▶ _TASK DESCRIPTION_
Return only the stretch of the material below that begins with the line containing "Recreate this image" and ends with the line containing "ax = fig.add_axes([178", exactly; both of those lines belong to it.

▶ _INFORMATION SHOWN_

-.-.-

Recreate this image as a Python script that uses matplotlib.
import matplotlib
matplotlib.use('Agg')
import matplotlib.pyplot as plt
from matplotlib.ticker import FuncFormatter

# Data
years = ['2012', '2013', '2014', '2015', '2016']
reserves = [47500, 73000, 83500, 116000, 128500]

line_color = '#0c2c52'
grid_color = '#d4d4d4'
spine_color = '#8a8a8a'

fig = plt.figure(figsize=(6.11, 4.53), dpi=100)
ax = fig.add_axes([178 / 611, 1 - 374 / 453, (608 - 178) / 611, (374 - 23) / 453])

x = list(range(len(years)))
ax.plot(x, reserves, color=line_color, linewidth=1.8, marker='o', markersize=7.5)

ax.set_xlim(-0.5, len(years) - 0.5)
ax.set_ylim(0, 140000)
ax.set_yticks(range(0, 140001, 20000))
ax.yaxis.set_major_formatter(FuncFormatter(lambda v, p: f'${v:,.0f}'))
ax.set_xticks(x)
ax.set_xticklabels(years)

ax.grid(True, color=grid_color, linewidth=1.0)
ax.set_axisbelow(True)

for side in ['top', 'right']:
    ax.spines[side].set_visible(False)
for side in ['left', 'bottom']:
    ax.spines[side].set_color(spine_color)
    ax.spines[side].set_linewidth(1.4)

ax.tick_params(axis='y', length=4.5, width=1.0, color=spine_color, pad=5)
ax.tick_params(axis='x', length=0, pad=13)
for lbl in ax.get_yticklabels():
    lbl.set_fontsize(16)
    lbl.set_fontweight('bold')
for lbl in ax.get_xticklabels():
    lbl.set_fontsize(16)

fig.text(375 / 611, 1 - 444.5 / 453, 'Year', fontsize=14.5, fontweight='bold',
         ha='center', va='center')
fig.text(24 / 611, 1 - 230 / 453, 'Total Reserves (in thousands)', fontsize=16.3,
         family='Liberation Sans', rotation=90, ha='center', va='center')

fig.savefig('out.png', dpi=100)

-.-.-

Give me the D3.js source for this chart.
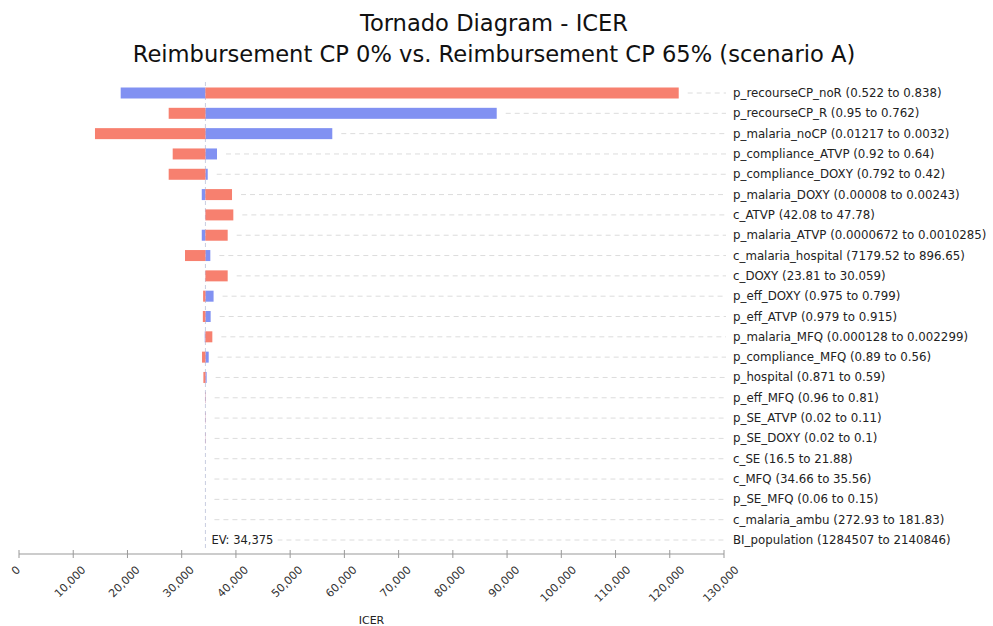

-.-.-

▶ _FINISHED ANSWER_
Recreate this image as a Python script that uses matplotlib.
import matplotlib
matplotlib.use('Agg')
import matplotlib.pyplot as plt
from matplotlib.ticker import FuncFormatter

# Data
years = ['2012', '2013', '2014', '2015', '2016']
reserves = [47500, 73000, 83500, 116000, 128500]

line_color = '#0c2c52'
grid_color = '#d4d4d4'
spine_color = '#8a8a8a'

fig = plt.figure(figsize=(6.11, 4.53), dpi=100)
ax = fig.add_axes([178 / 611, 1 - 374 / 453, (608 - 178) / 611, (374 - 23) / 453])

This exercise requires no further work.